Doomsday predictions around the world abounded as preparations began for the start-up of Europe's Large Hadron Collider. This is a gigantic (27 km long) atomic particle-smasher designed to explore the origins of the universe. Real experiments have not yet begun, but its trial run on Wednesday was accompanied by worries that it might spawn black holes with enough gravitational pull to swallow up the whole Earth. Physicists around the world celebrated the first successful tests of the equipment yesterday.

Experiments that will begin in earnest over the next few days, could revamp modern physics and unlock secrets about the universe and its origins. The huge particle-smashing machine (one of the most complex ever built!) will simulate the time immediately after creation of the universe in the Big Bang that forced matter as we know it into existence.

Although physicists brushed off suggestions that the experiment could create tiny black holes that could cause problems with the planet, poor Chayya and many other people around the world had real fears of a fast approaching Doomsday. Technology and hard science still makes many people uncomfortable or fearful. As our knowledge of science expands and becomes more specialised and complicated, it is beyond the understanding of the average person. We may all use high technology gadgets and place our lives at the mercy of technology when we travel on jet planes, when we listen to our i-pod and watch our TY LCD screens, but not many of us really want to know how it all works.
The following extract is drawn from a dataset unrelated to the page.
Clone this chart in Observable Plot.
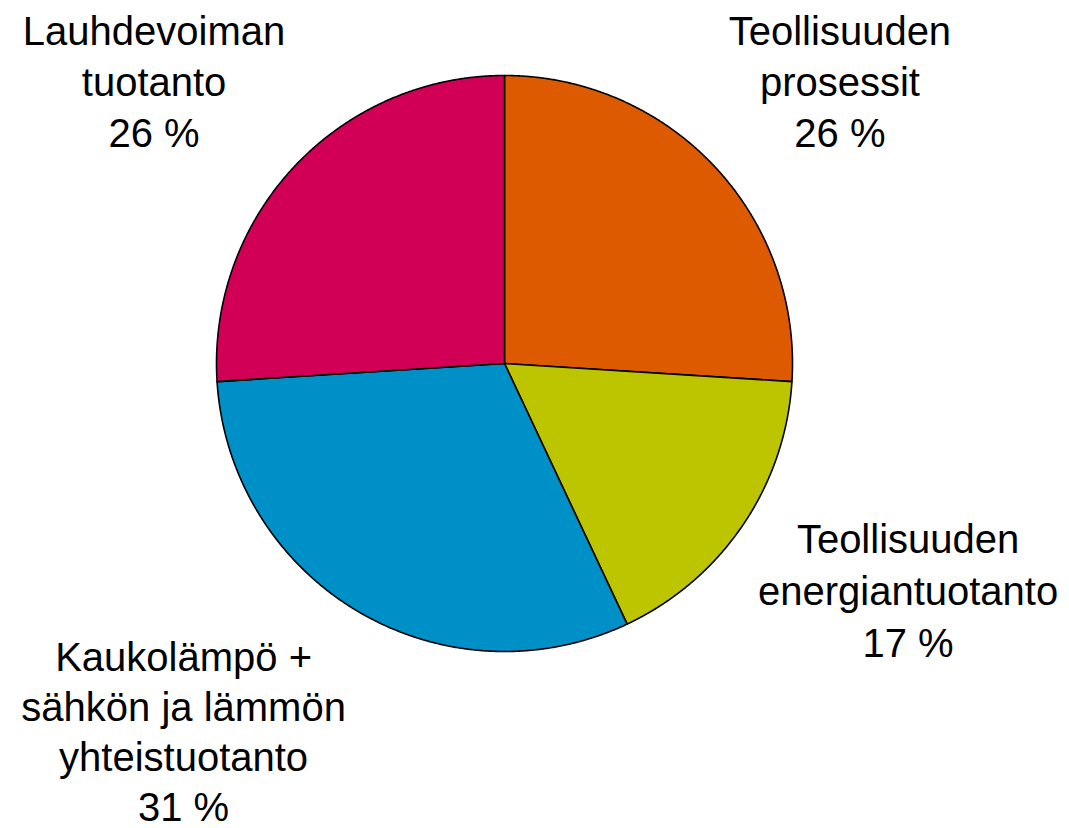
<!DOCTYPE html>
<html>
<head>
<meta charset="utf-8">
<script src="https://cdn.jsdelivr.net/npm/d3@7"></script>
<script src="https://cdn.jsdelivr.net/npm/@observablehq/plot@0.6"></script>
<style>
  html, body { margin: 0; padding: 0; background: #fff; }
  #chart svg { display: block; }
</style>
</head>
<body>
<div id="chart"></div>
<script>
// Data
const categories = [
  "Teollisuuden prosessit",
  "Teollisuuden energiantuotanto",
  "Kaukolämpö + sähkön ja lämmön yhteistuotanto",
  "Lauhdevoiman tuotanto"
];
const values = [26, 17, 31, 26];
const labels = [
  "Teollisuuden\nprosessit\n26 %",
  "Teollisuuden\nenergiantuotanto\n17 %",
  "Kaukolämpö +\nsähkön ja lämmön\nyhteistuotanto\n31 %",
  "Lauhdevoiman\ntuotanto\n26 %"
];
const colors = ["#DE5A00", "#BDC400", "#0090C8", "#D10056"];

// Layout (label nudges in px)
const labelRadius = 1.35;
const labelNudge = [[52, -18], [82, 6], [-123, 32], [-67, -18]];
const labelLineHeights = [1.28, 1.3, 1.25, 1.28];

const pie = d3.pie().sort(null).value(d => d.value);
const arcs = pie(categories.map((name, i) => ({name, value: values[i], label: labels[i]})));

const points = [];
const step = Math.PI / 720;
for (const a of arcs) {
  points.push({name: a.data.name, x: 0, y: 0});
  const n = Math.max(2, Math.ceil((a.endAngle - a.startAngle) / step));
  for (let k = 0; k <= n; k++) {
    const t = a.startAngle + (a.endAngle - a.startAngle) * k / n;
    points.push({name: a.data.name, x: Math.sin(t), y: Math.cos(t)});
  }
}

const labelData = arcs.map((a, i) => {
  const m = (a.startAngle + a.endAngle) / 2;
  return {
    label: a.data.label,
    x: labelRadius * Math.sin(m),
    y: labelRadius * Math.cos(m),
    dx: labelNudge[i][0],
    dy: labelNudge[i][1],
    lh: labelLineHeights[i]
  };
});

const marks = [
  Plot.line(points, {
    x: "x", y: "y", z: "name", fill: "name",
    stroke: "black", strokeWidth: 1.6, strokeLinejoin: "round",
    curve: "linear-closed"
  })
];
for (const d of labelData) {
  marks.push(Plot.text([d], {
    x: "x", y: "y", text: "label", dx: d.dx, dy: d.dy,
    fontSize: 40, lineHeight: d.lh, lineAnchor: "middle",
    textAnchor: "middle", fill: "black"
  }));
}

const chart = Plot.plot({
  width: 1069,
  height: 828,
  margin: 0,
  style: {fontFamily: "Arial, 'Liberation Sans', sans-serif", background: "white", overflow: "visible"},
  x: {domain: [-1, 1], range: [216, 792], axis: null},
  y: {domain: [-1, 1], range: [651, 75], axis: null},
  color: {domain: categories, range: colors},
  marks
});
document.getElementById("chart").appendChild(chart);
</script>
</body>
</html>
Ignorance creates fear. Not understanding breeds awe. Rumour runs rife in populations that view technology with the same fascination that they would view magic. Distrust and suspicion hamper progress and the daunting face of the technology involved discourages many from serious study of physics, mathematics, chemistry and all of the other “hard” sciences. How can we remain level-headed when confronted with such an array of quite incomprehensible and apparently magical scientific knowledge, whose simplest everyday applications can seem like wizardry?